The rabbi who officiated at the funeral, which was paid for by the local Jewish community, conducted it alone according to social distancing protocol and livestreamed it on Facebook to hundreds of viewers from his congregation and beyond, including some who had been involved in the effort to give Fraenkel a Jewish burial. Many left impassioned comments.
The saga began when the city worker, Paul Anastasi, noticed a menorah at Fraenkel’s home after police entered in January to collect his body. Fraenkel’s neighbors called the authorities after realizing they had not seen Fraenkel in several days.
“We found old letters and cards, as well as a menorah, which is when I thought he may be Jewish,” Anastasi, who is not Jewish, told the Jewish News, which published an article April 30 about the April 27 funeral.
Anastasi began the effort that ended with the funeral by contacting Jewish community members in the area. They referred him to Rabbi Daniel Epstein of Cockfosters & North Southgate United Synagogue.
Despite inquiring with other community members, Epstein was left with no leads.

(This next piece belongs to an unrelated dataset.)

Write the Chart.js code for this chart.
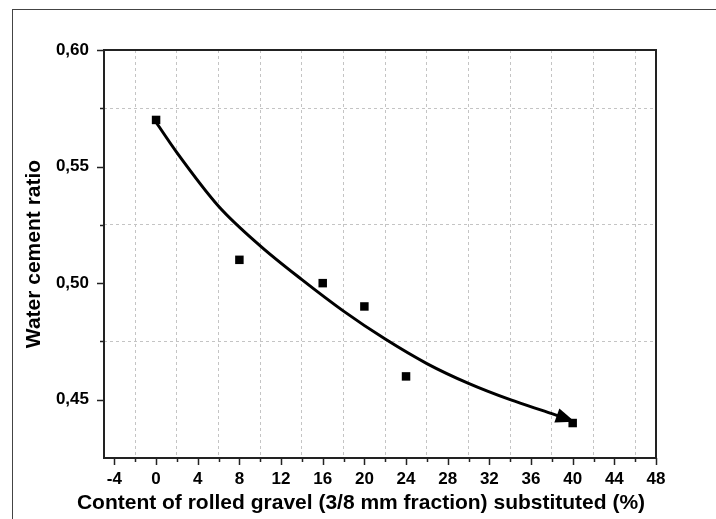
<!DOCTYPE html>
<html>
<head>
<meta charset="utf-8">
<script src="https://cdn.jsdelivr.net/npm/chart.js@4.4.1/dist/chart.umd.min.js"></script>
<style>
  html, body { margin: 0; padding: 0; background: #fff; }
</style>
</head>
<body>
<canvas id="chart" width="716" height="519"></canvas>
<script>
// measured points
const contentPct = [0, 8, 16, 20, 24, 40];
const waterCementRatio = [0.57, 0.51, 0.50, 0.49, 0.46, 0.44];

// fitted curve (ends in an arrow)
const fitX = [0, 2, 6, 10, 14, 18, 22, 26, 30, 34, 38, 40.2];
const fitY = [0.569, 0.556, 0.533, 0.516, 0.5015, 0.488, 0.476, 0.4655, 0.457, 0.450, 0.444, 0.4405];

const xTickValues = [-4, -2, 0, 2, 4, 6, 8, 10, 12, 14, 16, 18, 20, 22, 24, 26, 28, 30, 32, 34, 36, 38, 40, 42, 44, 46, 48];
const yTickValues = [0.45, 0.475, 0.50, 0.525, 0.55, 0.575, 0.60];

const xTitle = "Content of rolled gravel (3/8 mm fraction) substituted (%)";
const yTitle = "Water cement ratio";

const isMajorX = v => v % 4 === 0;
const isMajorY = v => Math.round(v * 1000) % 50 === 0;

Chart.defaults.font.family = '"Liberation Sans", Arial, sans-serif';
Chart.defaults.color = "#000";

const frameAndTicks = {
  id: "frameAndTicks",
  afterDraw(chart) {
    const ctx = chart.ctx;
    const { left, top, right, bottom } = chart.chartArea;
    const xs = chart.scales.x, ys = chart.scales.y;
    ctx.save();

    // outer figure frame
    ctx.strokeStyle = "#444";
    ctx.lineWidth = 1;
    ctx.strokeRect(12.5, 9.5, 1000, 1000);

    // arrow head at the end of the fit curve
    const pts = chart.getDatasetMeta(1).data;
    const tip = pts[pts.length - 1];
    const prev = pts[pts.length - 2];
    let bx = tip.cp1x, by = tip.cp1y;
    if (bx === undefined || (bx === tip.x && by === tip.y)) { bx = prev.x; by = prev.y; }
    const ang = Math.atan2(tip.y - by, tip.x - bx);
    const len = 19, hw = 7.5;
    ctx.fillStyle = "#000";
    ctx.beginPath();
    ctx.moveTo(tip.x, tip.y);
    ctx.lineTo(tip.x - len * Math.cos(ang) + hw * Math.sin(ang), tip.y - len * Math.sin(ang) - hw * Math.cos(ang));
    ctx.lineTo(tip.x - len * Math.cos(ang) - hw * Math.sin(ang), tip.y - len * Math.sin(ang) + hw * Math.cos(ang));
    ctx.closePath();
    ctx.fill();

    // tick marks (outside)
    ctx.strokeStyle = "#222";
    ctx.lineWidth = 1.5;
    ctx.beginPath();
    xTickValues.forEach(v => {
      const p = Math.round(xs.getPixelForValue(v)) + 0.5;
      ctx.moveTo(p, bottom);
      ctx.lineTo(p, bottom + (isMajorX(v) ? 7 : 4));
    });
    yTickValues.forEach(v => {
      const p = Math.round(ys.getPixelForValue(v)) + 0.5;
      ctx.moveTo(left, p);
      ctx.lineTo(left - (isMajorY(v) ? 7 : 4), p);
    });
    ctx.stroke();

    // plot frame
    ctx.strokeStyle = "#222";
    ctx.lineWidth = 2;
    ctx.strokeRect(left, top, right - left, bottom - top);

    // x axis title
    ctx.font = 'bold 21px "Liberation Sans", Arial, sans-serif';
    ctx.fillStyle = "#000";
    ctx.textAlign = "center";
    ctx.textBaseline = "middle";
    ctx.fillText(xTitle, 361, 503);
    ctx.restore();
  }
};

new Chart(document.getElementById("chart"), {
  type: "scatter",
  data: {
    datasets: [
      {
        label: "Measured",
        data: contentPct.map((x, i) => ({ x: x, y: waterCementRatio[i] })),
        pointStyle: "rect",
        pointRadius: 6,
        pointHoverRadius: 6,
        backgroundColor: "#000",
        borderColor: "#000",
        borderWidth: 0,
        order: 0,
      },
      {
        label: "Fit",
        data: fitX.map((x, i) => ({ x: x, y: fitY[i] })),
        showLine: true,
        borderColor: "#000",
        borderWidth: 3,
        pointRadius: 0,
        tension: 0.4,
        cubicInterpolationMode: "monotone",
        order: 1,
      },
    ],
  },
  options: {
    responsive: false,
    animation: false,
    layout: { padding: { left: 0, top: 50, right: 60, bottom: 0 } },
    plugins: {
      legend: { display: false },
      tooltip: { enabled: false },
    },
    scales: {
      x: {
        type: "linear",
        min: -5,
        max: 48,
        afterBuildTicks: s => { s.ticks = xTickValues.map(v => ({ value: v })); },
        afterFit: s => { s.height = 61; },
        ticks: {
          autoSkip: false,
          maxRotation: 0,
          padding: 11,
          font: { size: 17, weight: "bold" },
          color: "#000",
          callback: v => (isMajorX(v) ? String(v) : ""),
        },
        grid: {
          drawTicks: false,
          lineWidth: 1,
          color: c => (c.tick && !isMajorX(c.tick.value) ? "#c4c4c4" : "rgba(0,0,0,0)"),
        },
        border: { display: false, dash: [3, 3] },
      },
      y: {
        type: "linear",
        min: 0.425,
        max: 0.60,
        afterBuildTicks: s => { s.ticks = yTickValues.map(v => ({ value: v })); },
        afterFit: s => { s.width = 104; },
        ticks: {
          autoSkip: false,
          padding: 15,
          font: { size: 17, weight: "bold" },
          color: "#000",
          callback: v => (isMajorY(v) ? v.toFixed(2).replace(".", ",") : ""),
        },
        grid: {
          drawTicks: false,
          lineWidth: 1,
          color: c => (c.tick && !isMajorY(c.tick.value) ? "#c4c4c4" : "rgba(0,0,0,0)"),
        },
        border: { display: false, dash: [3, 3] },
        title: {
          display: true,
          text: yTitle,
          font: { size: 21, weight: "bold" },
          color: "#000",
          padding: { top: 22, bottom: 0 },
        },
      },
    },
  },
  plugins: [frameAndTicks],
});
</script>
</body>
</html>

“He passed away almost anonymously,” Epstein told the Jewish News. So he recruited a genealogist as Anastasi insisted the mortuary give them more time to locate the burial place of Fraenkel’s parents or other relatives.
The genealogist, Andrew Gilbert, traced back Fraenkel’s life story and found the burial place of his parents in London, where they came with their only son in the 1930s as refugees from Nazi Germany.
Fraenkel never married, following a love affair with a Swiss woman named Heidi that left him heartbroken, the researchers were able to ascertain from interviews with his neighbors, relatives and letters they found at his home.
He was an inventor who co-owned an engineering firm. Through an old Christmas card, Anastasi tracked down a former colleague of Fraenkel, who described him as someone who “everyone respected” and “a very knowledgeable man, a lovely man, who was very quiet, but whenever he spoke everyone listened, because they knew that what he was going to say was honest and true,” Anastasi told the Jewish News of his conversation with the former colleague.
The team also found relatives of Fraenkel, including a cousin who lives in the United States.
“There was no way I was going to let this man be buried in a shared grave,” Anastasi told the Jewish News. “My family is from the Greek community. We know the value of family and tradition and burying people according to their customs and rituals.”